■ **What is expected**: Repeat, exactly and in full, the lines of the listing below, but without any pictures.

[begin Collected data]

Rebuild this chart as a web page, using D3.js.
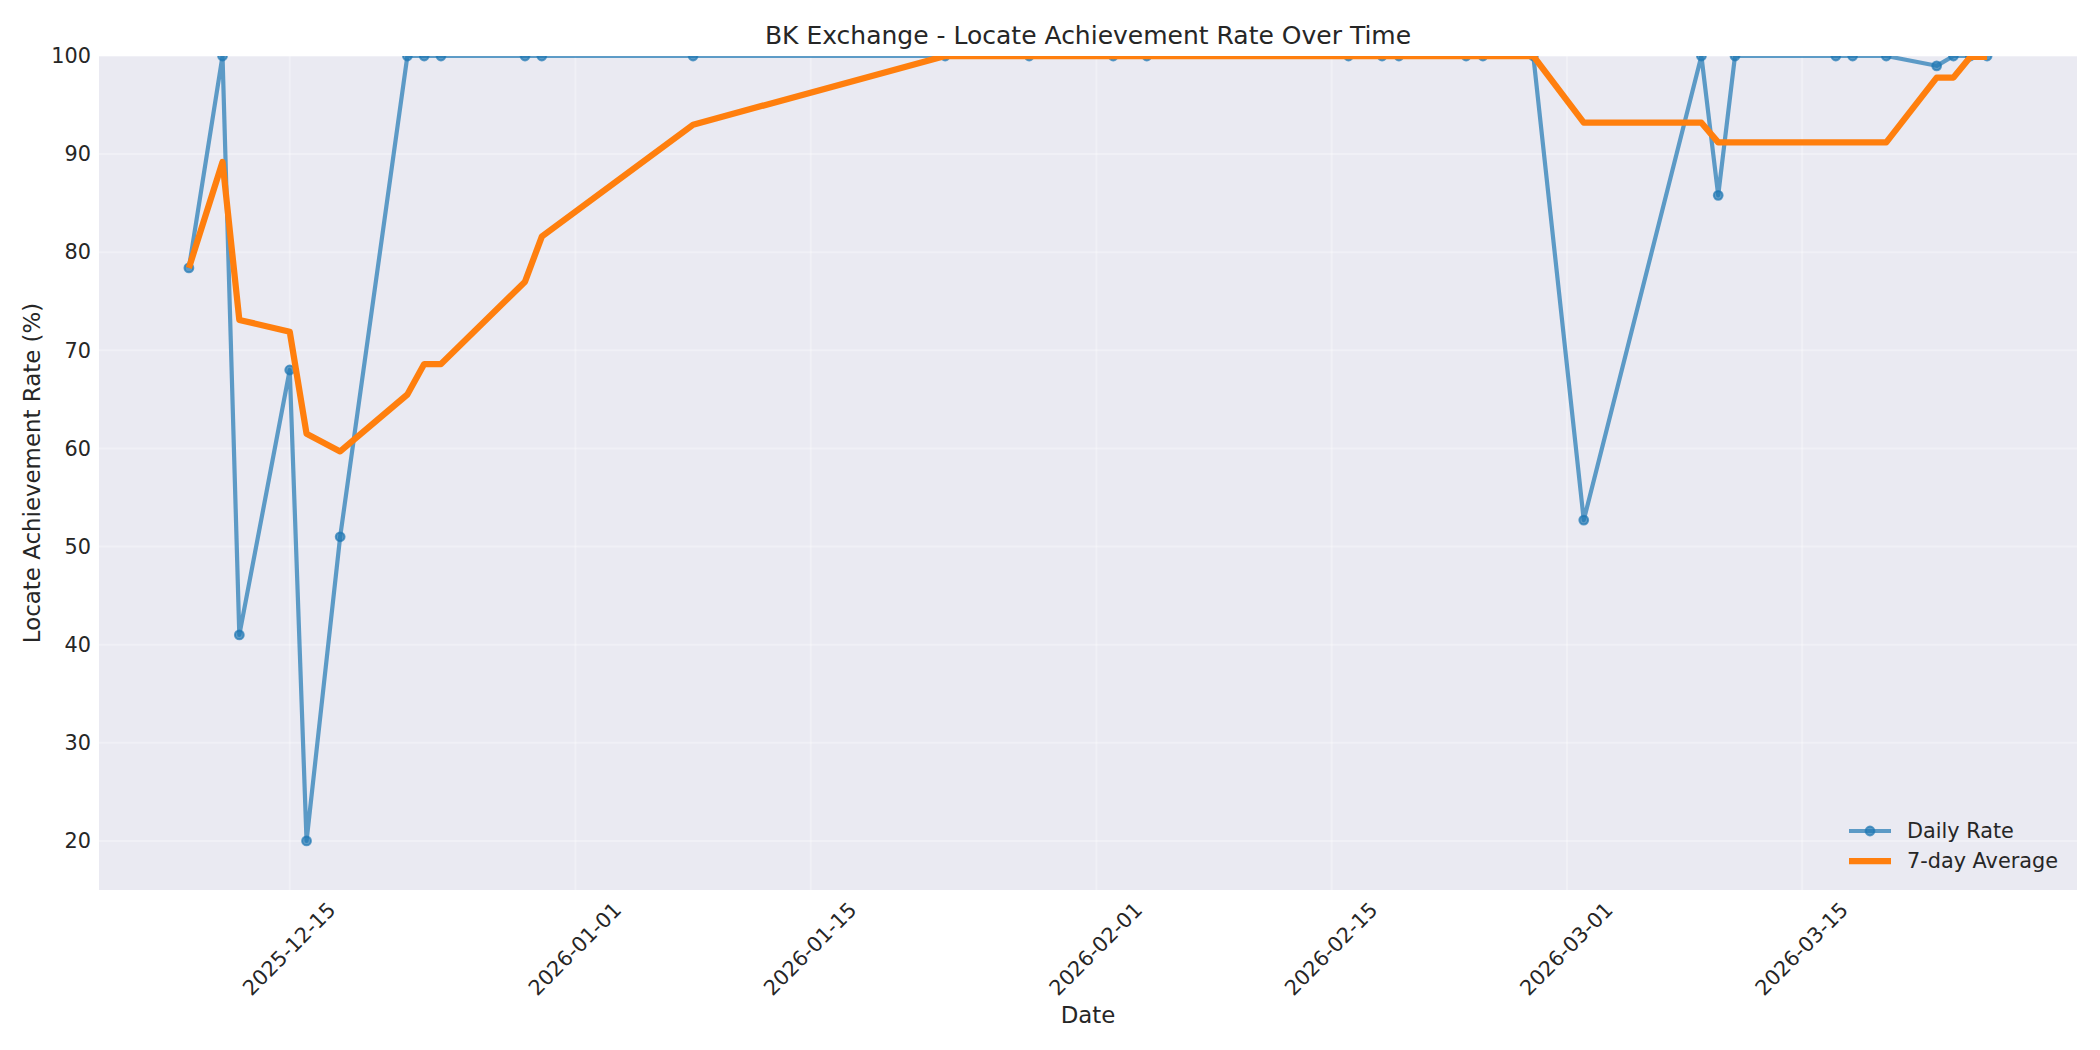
<!DOCTYPE html>
<html>
<head>
<meta charset="utf-8">
<script src="https://cdn.jsdelivr.net/npm/d3@7"></script>
<style>
  body { margin: 0; background: #fff; }
  text { font-family: "DejaVu Sans", sans-serif; fill: #262626; }
</style>
</head>
<body>
<script>
// dates (business days with a reading)
const dates = [
    "2025-12-09", "2025-12-11", "2025-12-12", "2025-12-15", "2025-12-16", "2025-12-18",
    "2025-12-22", "2025-12-23", "2025-12-24", "2025-12-29", "2025-12-30", "2026-01-08",
    "2026-01-23", "2026-01-28", "2026-02-02", "2026-02-04", "2026-02-16", "2026-02-18",
    "2026-02-19", "2026-02-23", "2026-02-24", "2026-02-27", "2026-03-02", "2026-03-09",
    "2026-03-10", "2026-03-11", "2026-03-17", "2026-03-18", "2026-03-20", "2026-03-23",
    "2026-03-24", "2026-03-25", "2026-03-26"
];
const dailyRate = [
    78.4, 100, 41.0, 68.0, 20.0, 51.0,
    100, 100, 100, 100, 100, 100,
    100, 100, 100, 100, 100, 100,
    100, 100, 100, 100, 52.7, 100,
    85.8, 100, 100, 100, 100, 99.0,
    100, 100, 100
];
const avg7 = [
    78.4, 89.2, 73.1, 71.9, 61.5, 59.7,
    65.5, 68.6, 68.6, 77.0, 81.6, 93.0,
    100, 100, 100, 100, 100, 100,
    100, 100, 100, 100, 93.2, 93.2,
    91.2, 91.2, 91.2, 91.2, 91.2, 97.8,
    97.8, 99.9, 99.9
];
const xTickLabels = ["2025-12-15", "2026-01-01", "2026-01-15", "2026-02-01", "2026-02-15", "2026-03-01", "2026-03-15"];
const yTickValues = [20, 30, 40, 50, 60, 70, 80, 90, 100];

const parse = d3.timeParse("%Y-%m-%d");
const data = dates.map((d, i) => ({ date: parse(d), rate: dailyRate[i], avg: avg7[i] }));

const width = 2100;
const height = 1050;
const margin = {top: 56, right: 23, bottom: 160, left: 99};
const iw = width - margin.left - margin.right;
const ih = height - margin.top - margin.bottom;

const svg = d3.select("body").append("svg")
    .attr("width", width)
    .attr("height", height);

// 5% padding on both sides of the date range, like matplotlib
const ext = d3.extent(data, d => d.date);
const pad = (ext[1] - ext[0]) * 0.05;
const xscale = d3.scaleTime()
    .domain([new Date(+ext[0] - pad), new Date(+ext[1] + pad)])
    .range([0, iw]);
const yscale = d3.scaleLinear()
    .domain([15, 100])
    .range([ih, 0]);

svg.append("defs").append("clipPath").attr("id", "clip")
    .append("rect").attr("width", iw).attr("height", ih);

const g = svg.append("g")
    .attr("transform", `translate(${margin.left}, ${margin.top})`);

g.append("rect")
    .attr("width", iw).attr("height", ih)
    .attr("fill", "#eaeaf2");

// grid
const xTicks = xTickLabels.map(parse);
g.append("g").selectAll("line").data(xTicks).enter().append("line")
    .attr("x1", d => xscale(d)).attr("x2", d => xscale(d))
    .attr("y1", 0).attr("y2", ih)
    .attr("stroke", "#fff").attr("stroke-opacity", 0.3).attr("stroke-width", 2);
g.append("g").selectAll("line").data(yTickValues).enter().append("line")
    .attr("x1", 0).attr("x2", iw)
    .attr("y1", d => yscale(d)).attr("y2", d => yscale(d))
    .attr("stroke", "#fff").attr("stroke-opacity", 0.3).attr("stroke-width", 2);

// axes (labels only, no tick marks)
const xAxis = g.append("g")
    .attr("transform", `translate(0, ${ih})`)
    .call(d3.axisBottom(xscale).tickValues(xTicks).tickSize(0).tickFormat(d3.timeFormat("%Y-%m-%d")));
xAxis.select(".domain").remove();
xAxis.selectAll("text")
    .attr("y", 0).attr("dy", null)
    .attr("transform", d => `translate(-1, 59) rotate(-45)`)
    .attr("text-anchor", "middle")
    .attr("dominant-baseline", "central")
    .style("font-size", "20.8px")
    .style("font-family", "DejaVu Sans")
    .attr("fill", "#262626");

const yAxis = g.append("g")
    .call(d3.axisLeft(yscale).tickValues(yTickValues).tickSize(0).tickPadding(8));
yAxis.select(".domain").remove();
yAxis.selectAll("text")
    .style("font-size", "20.8px")
    .style("font-family", "DejaVu Sans")
    .attr("fill", "#262626");

// lines
const plot = g.append("g").attr("clip-path", "url(#clip)");

const rateLine = d3.line().x(d => xscale(d.date)).y(d => yscale(d.rate));
const avgLine = d3.line().x(d => xscale(d.date)).y(d => yscale(d.avg));

plot.append("path")
    .datum(data)
    .attr("d", rateLine)
    .attr("fill", "none")
    .attr("stroke", "#1f77b4")
    .attr("stroke-opacity", 0.7)
    .attr("stroke-width", 4.2)
    .attr("stroke-linejoin", "round");
plot.selectAll("circle")
    .data(data)
    .enter()
    .append("circle")
    .attr("cx", d => xscale(d.date))
    .attr("cy", d => yscale(d.rate))
    .attr("r", 4.4)
    .attr("fill", "#1f77b4")
    .attr("fill-opacity", 0.7)
    .attr("stroke", "#1f77b4")
    .attr("stroke-opacity", 0.7)
    .attr("stroke-width", 2);

plot.append("path")
    .datum(data)
    .attr("d", avgLine)
    .attr("fill", "none")
    .attr("stroke", "#ff7f0e")
    .attr("stroke-width", 6.25)
    .attr("stroke-linejoin", "round");

// titles
svg.append("text")
    .attr("x", margin.left + iw / 2).attr("y", 44)
    .attr("text-anchor", "middle")
    .style("font-size", "25px")
    .text("BK Exchange - Locate Achievement Rate Over Time");
svg.append("text")
    .attr("x", margin.left + iw / 2).attr("y", 1023)
    .attr("text-anchor", "middle")
    .style("font-size", "22.9px")
    .text("Date");
svg.append("text")
    .attr("transform", `translate(32, ${margin.top + ih / 2}) rotate(-90)`)
    .attr("text-anchor", "middle")
    .attr("dominant-baseline", "central")
    .style("font-size", "22.9px")
    .text("Locate Achievement Rate (%)");

// legend, lower right, no frame
const legend = svg.append("g");
const items = [
    {label: "Daily Rate", color: "#1f77b4", w: 4.2, op: 0.7, marker: true, y: 831},
    {label: "7-day Average", color: "#ff7f0e", w: 6.25, op: 1, marker: false, y: 861}
];
items.forEach(it => {
    legend.append("line")
        .attr("x1", 1849).attr("x2", 1891)
        .attr("y1", it.y).attr("y2", it.y)
        .attr("stroke", it.color).attr("stroke-width", it.w)
        .attr("stroke-opacity", it.op);
    if (it.marker) {
        legend.append("circle")
            .attr("cx", 1870).attr("cy", it.y).attr("r", 4.4)
            .attr("fill", it.color).attr("fill-opacity", it.op)
            .attr("stroke", it.color).attr("stroke-opacity", it.op).attr("stroke-width", 2);
    }
    legend.append("text")
        .attr("x", 1907).attr("y", it.y)
        .attr("dominant-baseline", "central")
        .style("font-size", "20.8px")
        .text(it.label);
});
</script>
</body>
</html>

[end Collected data]

■ **Full answer**:
Rebuild this chart as a web page, using D3.js.
<!DOCTYPE html>
<html>
<head>
<meta charset="utf-8">
<script src="https://cdn.jsdelivr.net/npm/d3@7"></script>
<style>
  body { margin: 0; background: #fff; }
  text { font-family: "DejaVu Sans", sans-serif; fill: #262626; }
</style>
</head>
<body>
<script>
// dates (business days with a reading)
const dates = [
    "2025-12-09", "2025-12-11", "2025-12-12", "2025-12-15", "2025-12-16", "2025-12-18",
    "2025-12-22", "2025-12-23", "2025-12-24", "2025-12-29", "2025-12-30", "2026-01-08",
    "2026-01-23", "2026-01-28", "2026-02-02", "2026-02-04", "2026-02-16", "2026-02-18",
    "2026-02-19", "2026-02-23", "2026-02-24", "2026-02-27", "2026-03-02", "2026-03-09",
    "2026-03-10", "2026-03-11", "2026-03-17", "2026-03-18", "2026-03-20", "2026-03-23",
    "2026-03-24", "2026-03-25", "2026-03-26"
];
const dailyRate = [
    78.4, 100, 41.0, 68.0, 20.0, 51.0,
    100, 100, 100, 100, 100, 100,
    100, 100, 100, 100, 100, 100,
    100, 100, 100, 100, 52.7, 100,
    85.8, 100, 100, 100, 100, 99.0,
    100, 100, 100
];
const avg7 = [
    78.4, 89.2, 73.1, 71.9, 61.5, 59.7,
    65.5, 68.6, 68.6, 77.0, 81.6, 93.0,
    100, 100, 100, 100, 100, 100,
    100, 100, 100, 100, 93.2, 93.2,
    91.2, 91.2, 91.2, 91.2, 91.2, 97.8,
    97.8, 99.9, 99.9
];
const xTickLabels = ["2025-12-15", "2026-01-01", "2026-01-15", "2026-02-01", "2026-02-15", "2026-03-01", "2026-03-15"];
const yTickValues = [20, 30, 40, 50, 60, 70, 80, 90, 100];

const parse = d3.timeParse("%Y-%m-%d");
const data = dates.map((d, i) => ({ date: parse(d), rate: dailyRate[i], avg: avg7[i] }));

const width = 2100;
const height = 1050;
const margin = {top: 56, right: 23, bottom: 160, left: 99};
const iw = width - margin.left - margin.right;
const ih = height - margin.top - margin.bottom;

const svg = d3.select("body").append("svg")
    .attr("width", width)
    .attr("height", height);

// 5% padding on both sides of the date range, like matplotlib
const ext = d3.extent(data, d => d.date);
const pad = (ext[1] - ext[0]) * 0.05;
const xscale = d3.scaleTime()
    .domain([new Date(+ext[0] - pad), new Date(+ext[1] + pad)])
    .range([0, iw]);
const yscale = d3.scaleLinear()
    .domain([15, 100])
    .range([ih, 0]);

svg.append("defs").append("clipPath").attr("id", "clip")
    .append("rect").attr("width", iw).attr("height", ih);

const g = svg.append("g")
    .attr("transform", `translate(${margin.left}, ${margin.top})`);

g.append("rect")
    .attr("width", iw).attr("height", ih)
    .attr("fill", "#eaeaf2");

// grid
const xTicks = xTickLabels.map(parse);
g.append("g").selectAll("line").data(xTicks).enter().append("line")
    .attr("x1", d => xscale(d)).attr("x2", d => xscale(d))
    .attr("y1", 0).attr("y2", ih)
    .attr("stroke", "#fff").attr("stroke-opacity", 0.3).attr("stroke-width", 2);
g.append("g").selectAll("line").data(yTickValues).enter().append("line")
    .attr("x1", 0).attr("x2", iw)
    .attr("y1", d => yscale(d)).attr("y2", d => yscale(d))
    .attr("stroke", "#fff").attr("stroke-opacity", 0.3).attr("stroke-width", 2);

// axes (labels only, no tick marks)
const xAxis = g.append("g")
    .attr("transform", `translate(0, ${ih})`)
    .call(d3.axisBottom(xscale).tickValues(xTicks).tickSize(0).tickFormat(d3.timeFormat("%Y-%m-%d")));
xAxis.select(".domain").remove();
xAxis.selectAll("text")
    .attr("y", 0).attr("dy", null)
    .attr("transform", d => `translate(-1, 59) rotate(-45)`)
    .attr("text-anchor", "middle")
    .attr("dominant-baseline", "central")
    .style("font-size", "20.8px")
    .style("font-family", "DejaVu Sans")
    .attr("fill", "#262626");

const yAxis = g.append("g")
    .call(d3.axisLeft(yscale).tickValues(yTickValues).tickSize(0).tickPadding(8));
yAxis.select(".domain").remove();
yAxis.selectAll("text")
    .style("font-size", "20.8px")
    .style("font-family", "DejaVu Sans")
    .attr("fill", "#262626");

// lines
const plot = g.append("g").attr("clip-path", "url(#clip)");

const rateLine = d3.line().x(d => xscale(d.date)).y(d => yscale(d.rate));
const avgLine = d3.line().x(d => xscale(d.date)).y(d => yscale(d.avg));

plot.append("path")
    .datum(data)
    .attr("d", rateLine)
    .attr("fill", "none")
    .attr("stroke", "#1f77b4")
    .attr("stroke-opacity", 0.7)
    .attr("stroke-width", 4.2)
    .attr("stroke-linejoin", "round");
plot.selectAll("circle")
    .data(data)
    .enter()
    .append("circle")
    .attr("cx", d => xscale(d.date))
    .attr("cy", d => yscale(d.rate))
    .attr("r", 4.4)
    .attr("fill", "#1f77b4")
    .attr("fill-opacity", 0.7)
    .attr("stroke", "#1f77b4")
    .attr("stroke-opacity", 0.7)
    .attr("stroke-width", 2);

plot.append("path")
    .datum(data)
    .attr("d", avgLine)
    .attr("fill", "none")
    .attr("stroke", "#ff7f0e")
    .attr("stroke-width", 6.25)
    .attr("stroke-linejoin", "round");

// titles
svg.append("text")
    .attr("x", margin.left + iw / 2).attr("y", 44)
    .attr("text-anchor", "middle")
    .style("font-size", "25px")
    .text("BK Exchange - Locate Achievement Rate Over Time");
svg.append("text")
    .attr("x", margin.left + iw / 2).attr("y", 1023)
    .attr("text-anchor", "middle")
    .style("font-size", "22.9px")
    .text("Date");
svg.append("text")
    .attr("transform", `translate(32, ${margin.top + ih / 2}) rotate(-90)`)
    .attr("text-anchor", "middle")
    .attr("dominant-baseline", "central")
    .style("font-size", "22.9px")
    .text("Locate Achievement Rate (%)");

// legend, lower right, no frame
const legend = svg.append("g");
const items = [
    {label: "Daily Rate", color: "#1f77b4", w: 4.2, op: 0.7, marker: true, y: 831},
    {label: "7-day Average", color: "#ff7f0e", w: 6.25, op: 1, marker: false, y: 861}
];
items.forEach(it => {
    legend.append("line")
        .attr("x1", 1849).attr("x2", 1891)
        .attr("y1", it.y).attr("y2", it.y)
        .attr("stroke", it.color).attr("stroke-width", it.w)
        .attr("stroke-opacity", it.op);
    if (it.marker) {
        legend.append("circle")
            .attr("cx", 1870).attr("cy", it.y).attr("r", 4.4)
            .attr("fill", it.color).attr("fill-opacity", it.op)
            .attr("stroke", it.color).attr("stroke-opacity", it.op).attr("stroke-width", 2);
    }
    legend.append("text")
        .attr("x", 1907).attr("y", it.y)
        .attr("dominant-baseline", "central")
        .style("font-size", "20.8px")
        .text(it.label);
});
</script>
</body>
</html>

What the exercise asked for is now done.